A estátua de madeira do titular da Igreja, São Paulo, foi esculpida por Melchiorre Gafà (1635-1667) em Roma, em 1659, tendo sido encomendada por Paolo Testaferrata, Barão de Gomerino. Durante anos foi conservada na casa particular da família e oferecida mais tarde à igreja pelos seus herdeiros. Esta estátua é passeada processionalmente em Valetta em dias solenes, como na festa de São Paulo, em 10 de Fevereiro.
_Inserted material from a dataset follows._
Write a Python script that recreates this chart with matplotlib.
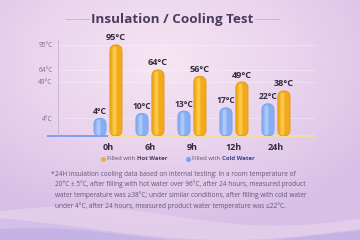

Revestiam especial interesse nesta igreja paroquial as Confrarias ou Guildas Comerciais que lhe estavam afectas. Cada Confraria apoiava a Capela em que se realizavam os serviços religiosos em honra do seu santo padroeiro. Durante muitos anos houve sete Confrarias cada uma com a sua Capela, a saber: a Guilda dos Retalhistas e Vendedores de Carne, Peixe e Verduras tinha a Capela de S. Miguel; a Guilda dos Sapateiros e Fabricantes de Arreios a Capela de S. Crispim e São Crispiniano; a Guilda dos Ferreiros a Capela de S. Eligius (hoje Capela do Santíssimo Sacramento); a Guilda dos Ourives a Capela de Santa Helena (hoje Capela de Nossa Senhora da Caridade); a Guilda dos Tapeceiros, Alfaiates e Tecelões a Capela de S. Homobonus; a Guilda dos Mercadores de Vinho a Capela de S. Martinho. Também, durante anos, mesmo os Remadores e Trabalhadores Portuários tiveram uma Capela própria, a de Santa Ágata, hoje Capela de S. Caetano. 

Não cabe neste post a descrição das riquíssimas Capelas, tal como também não mencionámos  a decoração e as preciosas pinturas que ornamentam toda a igreja.

Na Capela de São José existe sobre o altar uma urna de mármore que contém um relicário de bronze dourado e pedras preciosas encerrando um fragmento do pulso direito de S. Paulo. A sua autenticidade foi garantia por diversos bispos e oferecida à igreja por Vincenzo Aloisio Bonavia, em 1823. Esta relíquia tem peregrinado não só em Malta mas também em Espanha e na Itália. 

Muito haveria a escrever a propósito do opúsculo em apreço, mas a presente apreciação já vai longa.